Here is the algorithm in java-code:
public static void main(String[] args) {
for (int i = 20; i < 100; i++) {
System.out.println("i: " + i + " : " + rec(i, 1, 1));
}
}
public static int rec(int n, int c0, int c1) {
int res = 0;
if (n <= 20) {
res += c0 * n;
} else {
double temp = n / 4d;
double temp2 = n * (5 / 12d) + (3 / 2d);
res += rec((int) Math.ceil(temp), c0, c1) + rec((int) Math.ceil(temp2), c0, c1) + c1 * n;
}
return res;
}
I'm looking for an approach or an explaining example.
Hmm, didn't do this for long time, but since nobody gave answer yet, let me try. You basically create tree here, with two important children. Left one is based on temp = n / 4d, and right one is based on temp2 = n * (5 / 12d) + (3 / 2d). So question is, how deep is this tree? Since n / 4d will end up under 20 quicker then n * (5 / 12d) + (3 / 2d) we care only about right child. So question is, how much far right children are there based on n?
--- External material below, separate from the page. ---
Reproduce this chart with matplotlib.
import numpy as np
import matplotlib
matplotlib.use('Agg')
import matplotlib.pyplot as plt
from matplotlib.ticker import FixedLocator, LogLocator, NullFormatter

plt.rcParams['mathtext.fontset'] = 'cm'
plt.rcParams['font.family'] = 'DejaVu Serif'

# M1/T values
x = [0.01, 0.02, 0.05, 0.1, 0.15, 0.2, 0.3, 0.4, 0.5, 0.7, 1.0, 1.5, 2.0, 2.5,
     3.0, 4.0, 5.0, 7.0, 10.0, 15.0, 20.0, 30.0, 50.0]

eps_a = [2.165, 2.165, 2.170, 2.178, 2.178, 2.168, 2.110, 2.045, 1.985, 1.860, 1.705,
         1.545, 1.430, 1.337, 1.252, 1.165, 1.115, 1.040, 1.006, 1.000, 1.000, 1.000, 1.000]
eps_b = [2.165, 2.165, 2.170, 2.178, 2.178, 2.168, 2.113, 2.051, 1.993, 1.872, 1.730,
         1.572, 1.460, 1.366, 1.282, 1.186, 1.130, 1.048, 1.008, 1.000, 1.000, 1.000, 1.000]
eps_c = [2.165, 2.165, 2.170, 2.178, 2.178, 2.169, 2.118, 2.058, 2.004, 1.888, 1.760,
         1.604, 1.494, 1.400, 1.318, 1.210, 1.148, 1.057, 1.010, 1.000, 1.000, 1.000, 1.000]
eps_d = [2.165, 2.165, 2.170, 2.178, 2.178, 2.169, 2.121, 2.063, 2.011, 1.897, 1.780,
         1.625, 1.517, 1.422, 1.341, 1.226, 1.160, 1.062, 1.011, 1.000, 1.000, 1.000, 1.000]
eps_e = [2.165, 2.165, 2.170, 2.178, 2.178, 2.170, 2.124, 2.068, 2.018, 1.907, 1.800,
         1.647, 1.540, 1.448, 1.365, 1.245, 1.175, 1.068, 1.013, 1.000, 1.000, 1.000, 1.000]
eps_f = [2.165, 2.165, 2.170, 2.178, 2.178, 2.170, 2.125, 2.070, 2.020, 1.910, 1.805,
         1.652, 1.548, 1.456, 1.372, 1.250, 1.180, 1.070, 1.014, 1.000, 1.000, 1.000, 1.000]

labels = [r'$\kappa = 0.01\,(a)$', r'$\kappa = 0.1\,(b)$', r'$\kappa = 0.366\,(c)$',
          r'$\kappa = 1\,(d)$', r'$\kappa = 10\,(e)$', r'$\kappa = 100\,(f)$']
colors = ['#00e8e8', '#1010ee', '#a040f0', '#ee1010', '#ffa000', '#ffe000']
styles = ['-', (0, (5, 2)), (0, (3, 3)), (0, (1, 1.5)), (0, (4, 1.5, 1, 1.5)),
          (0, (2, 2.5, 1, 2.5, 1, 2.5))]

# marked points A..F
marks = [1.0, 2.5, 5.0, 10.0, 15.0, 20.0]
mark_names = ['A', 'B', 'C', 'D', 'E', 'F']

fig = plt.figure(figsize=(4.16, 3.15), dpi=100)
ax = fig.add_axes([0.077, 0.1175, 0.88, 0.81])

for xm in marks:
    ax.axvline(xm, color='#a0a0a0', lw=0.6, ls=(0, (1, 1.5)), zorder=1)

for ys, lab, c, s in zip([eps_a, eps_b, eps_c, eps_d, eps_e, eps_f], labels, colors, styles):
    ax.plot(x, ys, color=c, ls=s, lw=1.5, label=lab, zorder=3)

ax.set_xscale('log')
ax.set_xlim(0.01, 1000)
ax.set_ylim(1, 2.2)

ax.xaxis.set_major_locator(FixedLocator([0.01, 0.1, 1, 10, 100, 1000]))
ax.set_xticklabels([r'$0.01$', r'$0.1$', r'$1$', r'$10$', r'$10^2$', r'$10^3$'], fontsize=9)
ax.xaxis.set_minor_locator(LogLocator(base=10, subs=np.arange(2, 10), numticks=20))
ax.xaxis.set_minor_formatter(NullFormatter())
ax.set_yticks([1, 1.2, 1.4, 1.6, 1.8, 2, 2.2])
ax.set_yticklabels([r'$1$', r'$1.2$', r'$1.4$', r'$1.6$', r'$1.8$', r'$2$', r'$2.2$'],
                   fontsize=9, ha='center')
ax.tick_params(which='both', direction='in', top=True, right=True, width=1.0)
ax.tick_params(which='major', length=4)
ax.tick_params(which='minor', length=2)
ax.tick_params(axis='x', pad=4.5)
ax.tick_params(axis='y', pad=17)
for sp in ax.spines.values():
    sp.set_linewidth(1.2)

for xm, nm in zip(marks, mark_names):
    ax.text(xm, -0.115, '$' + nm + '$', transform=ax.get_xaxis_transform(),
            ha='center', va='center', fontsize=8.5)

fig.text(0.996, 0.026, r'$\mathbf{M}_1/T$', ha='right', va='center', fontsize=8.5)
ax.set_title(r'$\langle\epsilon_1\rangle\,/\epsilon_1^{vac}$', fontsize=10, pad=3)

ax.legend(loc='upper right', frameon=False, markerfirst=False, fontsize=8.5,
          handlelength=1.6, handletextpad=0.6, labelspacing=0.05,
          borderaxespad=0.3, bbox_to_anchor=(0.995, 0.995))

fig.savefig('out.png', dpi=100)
As we iterate, we have this:
n * (5 / 12d) + (3 / 2d)
ceil(n * (5 / 12d) + (3 / 2d) ) * (5 / 12d) + (3 / 2d)
ceil(ceil(n * (5 / 12d) + (3 / 2d)) * (5 / 12d) + (3 / 2d) ) * (5 / 12d) + (3 / 2d)
...
Here, we can also ignore 3/2d part, as well as everything related to it, so we get this:
n * (5 / 12) ^ k < 20
Where k is the number of steps to reach most far right child, so we have:
n * (5 / 12) ^ k < 20
k = log_(5 / 12) (20 / n)
k = log_2(20 / n) / log_2 (5 / 12)
k = (log_2 (20) - log_2(n) ) / log_2 (5 / 12)
Since this:
k = log_2 (20) / log_2 (5 / 12)
is a specific number, we can ignore it...
k = - log_2(n) / log_2 (5 / 12)
Since:
log_2 (5 / 12) < 0
we are left with:
k = log_2(n) = lgn
As expected, since we work only with tree, you get O(n) = lg(n).